Ruiz: I can point you to several resources about success cases, like what's the technology that we use to migrate thousands of services? Which, they are. It is not a green future for us. There are some really good examples of good migrations, or very good DevOps stories. I cannot tell you, this is like the golden recipe, not even like three different menus. Because I belong to the CDF foundation, that is something that we are working on. Because it's not only me as a developer who feels overwhelmed, it's a lot of developers. We still cannot suggest something that is sound, complete, and that is annoying.
Losio: That's the pain. I was thinking as well in that sense about vendor-neutral projects. That's the sense of the entire idea. Can I take some shortcuts? If I'm using basically one cloud provider, or if I migrate into the cloud, how bad is it if I try, for my DevOps journey, let's say vendor lock-in, or use services that maybe are not vendor neutral, but will make my cloud adoption faster or quicker, or maybe previous knowledge of the team. Totally against it, or you see a point for it?
Ruiz: I see a point for it. Actually, I will tell you something that increases the complexity a little bit. For example, if you are already doing microservices and using cloud, you may want to have different vendors for some of your critical services. It's not even like you are trying to avoid vendor lock-in. Another level of complexity is being aware of the configuration between different cloud providers. Not only that, checking that all your configurations are safe, or well configured, or equally configured even between the two. Probably, people say to me, as a developer, you don't need to do that. That's totally Ops. Ops should take that into consideration. There are some things that will actually have to be changed or modified or exposed in a different way, when we are building our software. That's actually one of the benefits to the entire organization, because we need more knowledge, probably not in-depth knowledge. We are not going to be the ones that have the deployment keys or deployment roles, but our knowledge on the actual challenges that they face, will make us reconsider some of our architectural decisions or implementation strategy.

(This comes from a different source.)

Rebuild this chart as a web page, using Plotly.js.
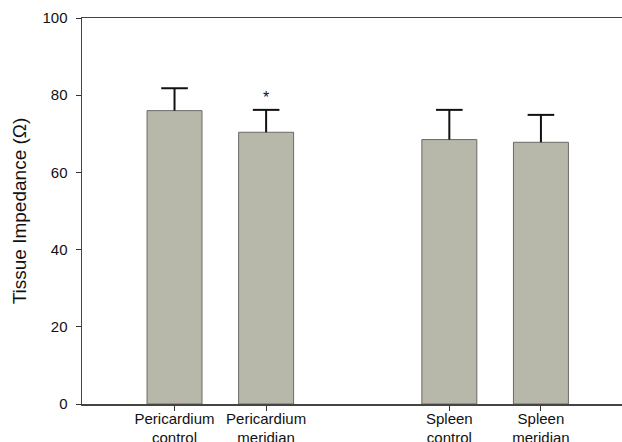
<!DOCTYPE html>
<html>
<head>
<meta charset="utf-8">
<script src="https://cdn.plot.ly/plotly-3.0.1.min.js"></script>
<style>html,body{margin:0;padding:0;background:#fff;}#chart{width:622px;height:442px;}</style>
</head>
<body>
<div id="chart"></div>
<script>
const categories = ["Pericardium<br>control", "Pericardium<br>meridian", "Spleen<br>control", "Spleen<br>meridian"];
const positions = [0, 1, 3, 4];
const means = [76.0, 70.4, 68.5, 67.8];
const errors = [5.8, 5.8, 7.7, 7.1];
const significant = [false, true, false, false];
const yTicks = [0, 20, 40, 60, 80, 100];

const family = "Liberation Sans, Arial, sans-serif";
const font = {family: family, size: 15, color: "#111"};

const bars = {
  type: "bar",
  x: positions,
  y: means,
  width: 0.6,
  marker: {color: "#b7b7aa", line: {color: "#6a6a64", width: 1}},
  error_y: {
    type: "data",
    symmetric: false,
    array: errors,
    arrayminus: means.map(() => 0),
    color: "#111",
    thickness: 2,
    width: 0
  },
  hoverinfo: "none"
};

// cross-bars at the top of each error bar
const caps = {
  type: "scatter",
  mode: "markers",
  x: positions,
  y: means.map((m, i) => m + errors[i]),
  marker: {symbol: "line-ew", size: 19, line: {color: "#111", width: 2}},
  hoverinfo: "none"
};

const annotations = positions
  .map((p, i) => significant[i] ? {
    x: p, y: means[i] + errors[i], xref: "x", yref: "y",
    text: "*", showarrow: false, yanchor: "bottom", yshift: 2,
    font: {family: family, size: 16, color: "#111"}
  } : null)
  .filter(a => a);

const layout = {
  width: 622, height: 442,
  margin: {l: 82, r: 0, t: 18, b: 38},
  paper_bgcolor: "#fff", plot_bgcolor: "#fff",
  font: font,
  showlegend: false,
  xaxis: {
    range: [-1.01, 4.885],
    tickvals: positions,
    ticktext: categories,
    ticks: "outside", ticklen: 5, tickwidth: 1, tickcolor: "#333",
    ticklabelstandoff: -5,
    showline: true, linecolor: "#444", linewidth: 1.5, mirror: true,
    showgrid: false, zeroline: false,
    tickfont: font
  },
  yaxis: {
    range: [0, 100],
    tickvals: yTicks,
    ticks: "outside", ticklen: 5, tickwidth: 1, tickcolor: "#333",
    ticklabelstandoff: 5,
    showline: true, linecolor: "#444", linewidth: 1.5,
    showgrid: false, zeroline: false,
    tickfont: font,
    title: {text: "Tissue Impedance (Ω)", font: {family: family, size: 19, color: "#111"}, standoff: 11}
  },
  annotations: annotations
};

Plotly.newPlot("chart", [bars, caps], layout, {staticPlot: true, displayModeBar: false});
</script>
</body>
</html>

Losio: There's something really that fascinated me when you talked about shift left and all the security parts of DevOps. I noticed that in the last few years, in general, there are more on the cloud provider, a tendency towards machine learning, artificial intelligence service that basically I'm thinking about, I'm going to find your code security vulnerabilities using some machine learning. I can see that maybe they have not matured yet, but that's the direction. Do you think that's going to take place? There's going to be an overlap with machine learning as well in this area on the DevOps side or not?
Ruiz: I think it will. Static code analysis totally will benefit from figuring patterns faster, and what we define as code smells, trying to reduce it. Even what some of our IDEs are doing, like, this is repeated code, do you want to extract it? Things like that, I think we will benefit in the long run. Things that are really clear that we may improve either because of complexity of the code, or easy refactory things. We are already benefiting from it, maybe not full blown, but we are. I think machine learning there will help us a lot. You were mentioning about GitHub Copilot.
Losio: I was thinking that as well. First, I don't see it as you write the entire code, but I can see the appeal of start to see some code there, starting as a base. I don't know how it's going to fit for a demo.
Ruiz: Actually, I think in some places, it will be very beneficial. In others, it will start conversations but more about responsibility, authorship. I think it's going to be a good influence.